# Filter for 10G w/ RCS?



## Tabatha (Dec 29, 2007)

I'd like to set up a 10 gallon planted tank with RCS (& CRS if I can find them) and either tetra or rasbora. Because I already have a "fancy" tank, I'd like to do this one a little less expensively.

I would like to put it in front of an east window with sheers so it will get some natural light. It's also the coolest place in the house in summer.

Question: what is a "safe" filter for RCS, I didn't realized how tiny they are. I can't put them in my 8G as they'd get sucked up by the filter should they wander into that area. (There are 2 intakes, one in the lower portion and one in the upper portion of the tank.)

I have read that there's an inexpensive Hagen filter that does an exceptional job. I'd also like to get the Hagen low-tech CO2 unit as well.


----------



## dekstr (Oct 23, 2007)

Tabatha said:


> I'd like to set up a 10 gallon planted tank with RCS (& CRS if I can find them) and either tetra or rasbora.

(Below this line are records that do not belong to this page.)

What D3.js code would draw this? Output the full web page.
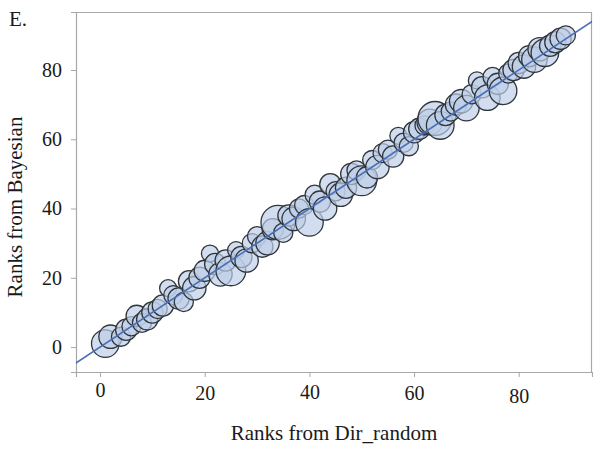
<!DOCTYPE html>
<html>
<head>
<meta charset="utf-8">
<script src="https://cdn.jsdelivr.net/npm/d3@7"></script>
<style>
  html, body { margin: 0; padding: 0; background: #fff; }
  svg { display: block; }
  text { font-family: "Liberation Serif", "Times New Roman", serif; fill: #1a1a1a; }
</style>
</head>
<body>
<svg id="chart" width="593" height="451"></svg>
<script>
// Ranks from Dir_random (x), ranks from Bayesian (y), bubble size
const dirRandom = [1,2,4,5,6,7,8,9,10,11,12,13,14,15,16,17,18,19,20,21,22,23,24,25,26,27,28,29,30,31,32,33,34,35,36,37,38,39,40,41,42,43,44,45,46,47,48,49,50,51,52,53,54,55,56,57,58,59,60,61,62,63,64,65,66,67,68,69,70,71,72,73,74,75,76,77,78,79,80,81,82,83,84,85,86,87,88,89];
const bayesian  = [1,3,3,5,6,9,7,8,10,11,12,17,15,14,13,19,17,20,22,27,24,21,25,22,28,26,25,30,32,29,30,34,36,33,38,37,40,41,36,44,42,40,47,45,44,46,50,51,48,49,54,52,56,57,55,61,59,58,62,63,64,65,66,64,67,68,70,71,69,73,77,75,72,78,76,74,79,80,82,81,84,83,86,85,87,88,89,90];
const bubbleSize = [13,11,9,10,9,10,9,10,10,9,10,8,9,10,9,10,11,10,10,8,10,11,10,14,8,10,11,9,9,10,11,10,16,9,10,11,9,9,13,9,10,11,10,9,11,10,10,9,14,10,9,11,9,9,10,8,9,9,10,10,9,12,16,13,10,9,10,11,12,9,8,10,12,9,10,13,9,10,10,11,10,12,11,13,10,10,10,9];
const xTicks = [0, 20, 40, 60, 80];
const yTicks = [0, 20, 40, 60, 80];
const xTitle = "Ranks from Dir_random";
const yTitle = "Ranks from Bayesian";
const panelLabel = "E.";

const svg = d3.select("#chart");
const L = 76, R = 592, T = 12, B = 372;

const x = d3.scaleLinear().domain([-4.6, 94]).range([L, R]);
const y = d3.scaleLinear().domain([-7.2, 96.75]).range([B, T]);
const r = d3.scaleLinear().domain([0, 16]).range([0, 17]);

const data = dirRandom.map((d, i) => ({ x: d, y: bayesian[i], s: bubbleSize[i] }));

svg.append("defs").append("clipPath").attr("id", "clip")
  .append("rect").attr("x", L).attr("y", T).attr("width", R - L).attr("height", B - T);

const axisColor = "#a8a8a8";

// frame (top and right)
svg.append("line").attr("x1", L).attr("x2", R).attr("y1", T + 0.5).attr("y2", T + 0.5)
  .attr("stroke", axisColor).attr("stroke-width", 1.2);
svg.append("line").attr("x1", R - 0.5).attr("x2", R - 0.5).attr("y1", T).attr("y2", B)
  .attr("stroke", axisColor).attr("stroke-width", 1.2);

// axes
const xAxis = svg.append("g").attr("transform", `translate(0,${B})`)
  .call(d3.axisBottom(x).tickValues(xTicks).tickSize(5).tickPadding(8).tickFormat(d3.format("d")));
const yAxis = svg.append("g").attr("transform", `translate(${L},0)`)
  .call(d3.axisLeft(y).tickValues(yTicks).tickSize(5).tickPadding(9).tickFormat(d3.format("d")));

[xAxis, yAxis].forEach(g => {
  g.select(".domain").attr("stroke", axisColor).attr("stroke-width", 1.2);
  g.selectAll(".tick line").attr("stroke", axisColor).attr("stroke-width", 1);
  g.selectAll(".tick text").attr("font-size", 20)
    .attr("font-family", '"Liberation Serif", "Times New Roman", serif').attr("fill", "#1a1a1a");
});
// slight vertical stagger of the x tick labels as in the original
const xLabelShift = [-2, 1, 0, 1, 4];
xAxis.selectAll(".tick text").attr("transform", (d, i) => `translate(0,${xLabelShift[i]})`);

// bubbles
const plot = svg.append("g").attr("clip-path", "url(#clip)");
plot.selectAll("circle").data(data).join("circle")
  .attr("cx", d => x(d.x))
  .attr("cy", d => y(d.y))
  .attr("r", d => r(d.s))
  .attr("fill", "#bccfe8")
  .attr("fill-opacity", 0.68)
  .attr("stroke", "#30353c")
  .attr("stroke-width", 1.3);

// identity line
plot.append("line")
  .attr("x1", x(-10)).attr("y1", y(-10))
  .attr("x2", x(100)).attr("y2", y(100))
  .attr("stroke", "#4a6fb5").attr("stroke-width", 1.6);

// titles
svg.append("text").attr("x", 334).attr("y", 440).attr("text-anchor", "middle")
  .attr("font-size", 21).text(xTitle);
svg.append("text").attr("transform", "translate(22,207) rotate(-90)").attr("text-anchor", "middle")
  .attr("font-size", 21).text(yTitle);
svg.append("text").attr("x", 9).attr("y", 26).attr("font-size", 21).text(panelLabel);
</script>
</body>
</html>
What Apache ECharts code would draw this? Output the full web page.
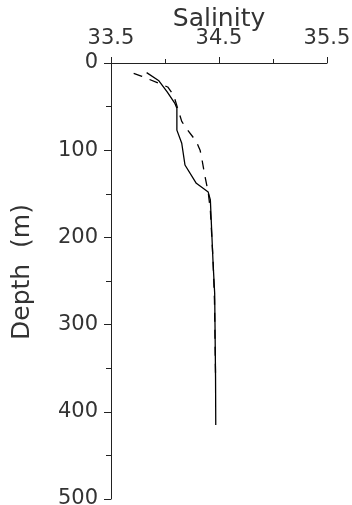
<!DOCTYPE html>
<html>
<head>
<meta charset="utf-8">
<script src="https://cdn.jsdelivr.net/npm/echarts@6/dist/echarts.min.js"></script>
<style>
  html, body { margin: 0; padding: 0; background: #fff; }
  #chart { width: 352px; height: 505px; }
</style>
</head>
<body>
<div id="chart"></div>
<script>
// Salinity profiles (solid and dashed casts), depth in metres
const solidSalinity = [33.83, 33.94, 34.02, 34.09, 34.11, 34.11, 34.155, 34.185, 34.29, 34.40, 34.42, 34.445, 34.46, 34.468, 34.47];
const solidDepth    = [11,    20,    33,    46,    52,    77,    92,     117,    138,   148,   157,   229,    264,   360,    415];

const dashedSalinity = [33.71, 33.78, 34.025, 34.08, 34.155, 34.195, 34.29, 34.325, 34.34, 34.37, 34.40, 34.42, 34.445, 34.458, 34.468];
const dashedDepth    = [12,    15,    27.5,   37,    67,     74.5,   90,    100,    109,    130,   148,   169,   226,    272,    360];

const salinityTicks = [33.5, 34.5, 35.5];
const depthTicks = [0, 100, 200, 300, 400, 500];

const pairs = (xs, ys) => xs.map((x, i) => [x, ys[i]]);

const FONT = 'DejaVu Sans';
const INK = '#333';

const chart = echarts.init(document.getElementById('chart'), null, { renderer: 'canvas' });

chart.setOption({
  animation: false,
  backgroundColor: '#fff',
  grid: { left: 111, top: 63, width: 216, height: 436, outerBoundsMode: 'none' },
  xAxis: {
    type: 'value',
    position: 'top',
    min: salinityTicks[0],
    max: salinityTicks[salinityTicks.length - 1],
    interval: 1,
    name: 'Salinity',
    nameLocation: 'middle',
    nameGap: 31,
    nameMoveOverlap: false,
    nameTextStyle: { fontFamily: FONT, fontSize: 25, color: INK },
    axisLine: { show: true, lineStyle: { color: '#222', width: 1 } },
    axisTick: { show: true, inside: false, length: 6, lineStyle: { color: '#222' } },
    minorTick: { show: true, splitNumber: 2, length: 4, lineStyle: { color: '#222' } },
    splitLine: { show: false },
    axisLabel: {
      margin: 14,
      fontFamily: FONT, fontSize: 21, color: INK,
      formatter: v => v.toFixed(1)
    }
  },
  yAxis: {
    type: 'value',
    inverse: true,
    min: depthTicks[0],
    max: depthTicks[depthTicks.length - 1],
    interval: 100,
    name: 'Depth  (m)',
    nameLocation: 'middle',
    nameGap: 76,
    nameRotate: 90,
    nameMoveOverlap: false,
    nameTextStyle: { fontFamily: FONT, fontSize: 25, color: INK, padding: [0, 0, 0, 18] },
    axisLine: { show: true, onZero: false, lineStyle: { color: '#222', width: 1 } },
    axisTick: { show: true, inside: false, length: 7, lineStyle: { color: '#222' } },
    minorTick: { show: true, splitNumber: 2, length: 5, lineStyle: { color: '#222' } },
    splitLine: { show: false },
    axisLabel: { margin: 13, fontFamily: FONT, fontSize: 21, color: INK }
  },
  series: [
    {
      type: 'line',
      data: pairs(solidSalinity, solidDepth),
      showSymbol: false,
      smooth: false,
      lineStyle: { color: '#000', width: 1.3, type: 'solid' }
    },
    {
      type: 'line',
      data: pairs(dashedSalinity, dashedDepth),
      showSymbol: false,
      smooth: false,
      lineStyle: { color: '#000', width: 1.3, type: [9, 8] }
    }
  ]
});
</script>
</body>
</html>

Because I already have a "fancy" tank, I'd like to do this one a little less expensively.
> 
> I would like to put it in front of an east window with sheers so it will get some natural light. It's also the coolest place in the house in summer.
> 
> ...


The easiest and most inexpensive way for filtration in shrimp tanks would be sponge filters.

go to www.planetinverts.com, they have great info on how to set up a shrimp tank.

co2 principles remain the same, although a sponge filter will increase surface water/air exchange, so increased co2 loss will occur if you decide to inject any.

Just be careful about putting a small tank beside a windowsill.
You'd be surprised about how fast sunlight works on water! good luck on the shrimp tank.


----------



## ozi (Aug 23, 2007)

I think you should wait before going into CRS, because they're more demanding and expensive. Get some experience with red cherries for a few months first...otherwise you might end up loosing them.  
I don't know which Hagen filter have you read about, but here are the ones I know of: the hang on the back (HOB) AquaClear, which has lots of filter media space and you can basically put anything you wish inside: http://www.petsandponds.com/securestore/c6270p21174.2.html
and the fluval internal one, which only holds a tiny sponge inside: http://www.petsandponds.com/securestore/c6271p22388.2.html
Both pose a threat for small RCS and especially for their babies. I have an AquaClear in my RCS tank, but it has a sponge put over the intake. I don't see how you could put the sponge over the internal fluval model.
If you're going on the sponge filter with airpump, then getting the Hagen CO2 unit would be a waste, since most of the CO2 would be expelled out of the water from the increased water surface movement.
like dekstr said, you shouldn't put the tank in sunlight for a number of reasons, including big temperature fluctuations and a possible algae explosion.


----------



## gucci17 (Oct 11, 2007)

Sponge filter all the way!

Actually I have both, I use a sponge filter and a AC MINI but with a square piece of sponge that I cut out to put over the intake.

After you do that, you'll be more worried about sucking up the lil guys when vacuuming. 

Even later, you'll be sucking up the babies that you can't even see. If you are me, that turns into a pain because you gotta suck them back out with a dropper or syringe. 

I'm at the point now that I just put a net over the siphon and just do water changes.

Hope this helps!


----------



## Katalyst (Jul 29, 2007)

Another vote for sponge filters. All of my shrimp tanks are run with sponge filters. I do have a crystal red's & black bee's tank that each have a aquaclear mini with a API sponge prefilter fitted on it which works well as well.


----------



## Ciddian (Mar 15, 2006)

i love the sponge filters.... ^_^

anything fry-ish i use sponges usually..


----------



## lili (Dec 15, 2007)

I like the AquaClear because it has a sponge and the bioballs.
All my hang-on filters work with sponges anyway (the TopFin ones) ... no refills.
My Red shripms don't "filter-feed" so I am ok. But water parameters have to be perfect and warm like 80. The smallest readings of nitrites kills RCS. Amonia is out of discussion. They do well with nitrates 10. For more .... nitrates .... I don't know.

L


----------